In 1894, William L. Murphy was a single man living in a cramped studio apartment in San Francisco. At the time, it was not socially acceptable to regale with females in the same room that brandished a bed. Murphy would constantly maneuver around the furniture when entertaining guests, so he decided to design a bed that could rest against the wall when it wasn’t in use. He began experimenting with a folding bed, pivoted on the doorjamb of a dressing closet and then lowered into its standard position. By the early 1900’s, Murphy’s idea was patented and the Murphy bed was in production.
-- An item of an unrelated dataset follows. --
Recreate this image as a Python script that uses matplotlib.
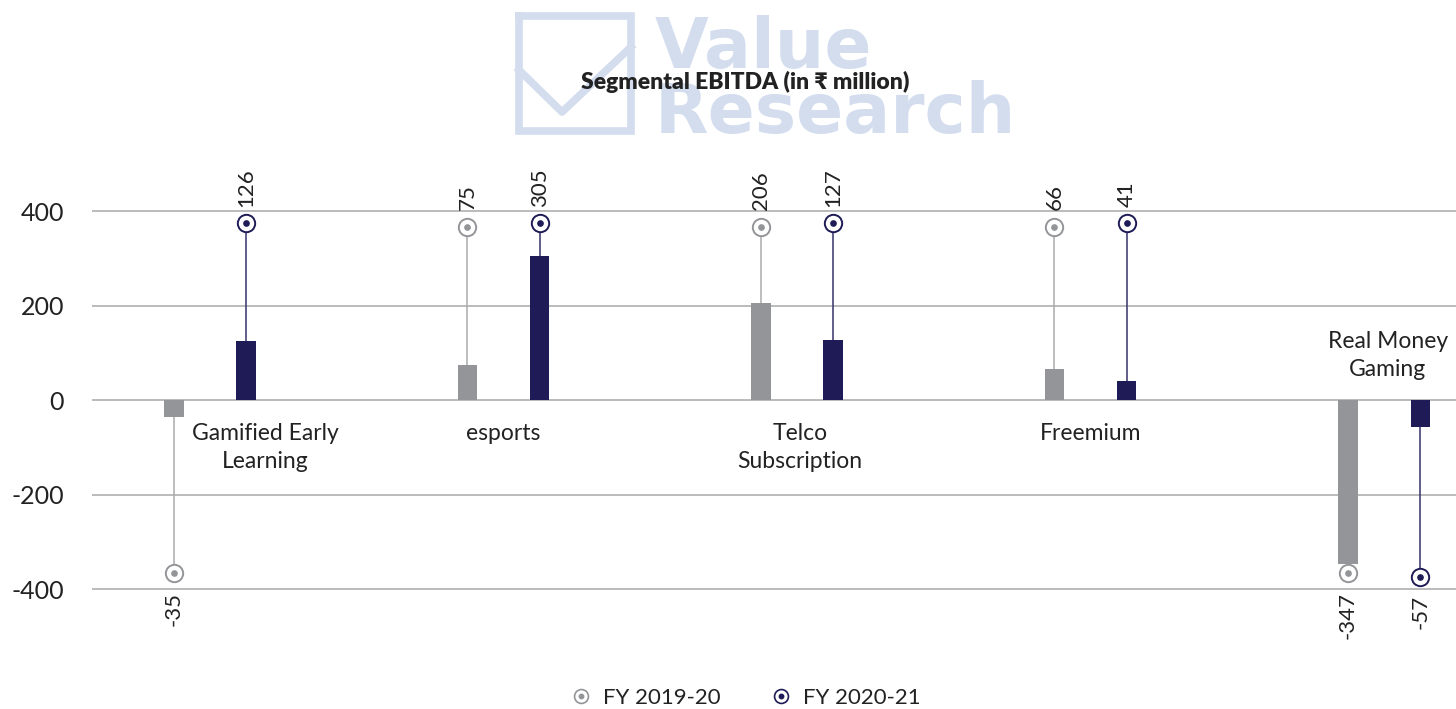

The Murphy bed rapidly gained popularity as city life became vogue and space was at a premium. In 1925 the Murphy Bed Door Company moved its headquarters to New York City. During its heyday, the company produced more than 50,000 Murphy beds annually. World War II saw a widespread drop in the use of compact furniture with production limited due to a shortage of steel. After the war, returning G.I.’s were offered low-cost veterans mortgages and families began to move to the suburbs where they could have roomier homes. Families no longer needed space-saving products.
It wasn’t until the 1970’s that the Murphy bed resurgence began anew when a recession, oil embargos and high interest rates forced many Americans into smaller spaces. Several changes have brought about an increased interest in the Murphy bed. One is the way in which the beds are marketed.
Originally installed in a closet, today’s models are sold in conjunction with cabinets and other built-in furniture choices. This creates the option of combining a Murphy bed with a home office, increasingly essential in today’s home.
Lifestyle trends boosting the market for space-saving furniture include: well-heeled retirees abandoning their suburban homes for smaller condos, adult children staying at home, guest rooms doubling as home offices and young professional couples squeezing into tiny, expensive city apartments.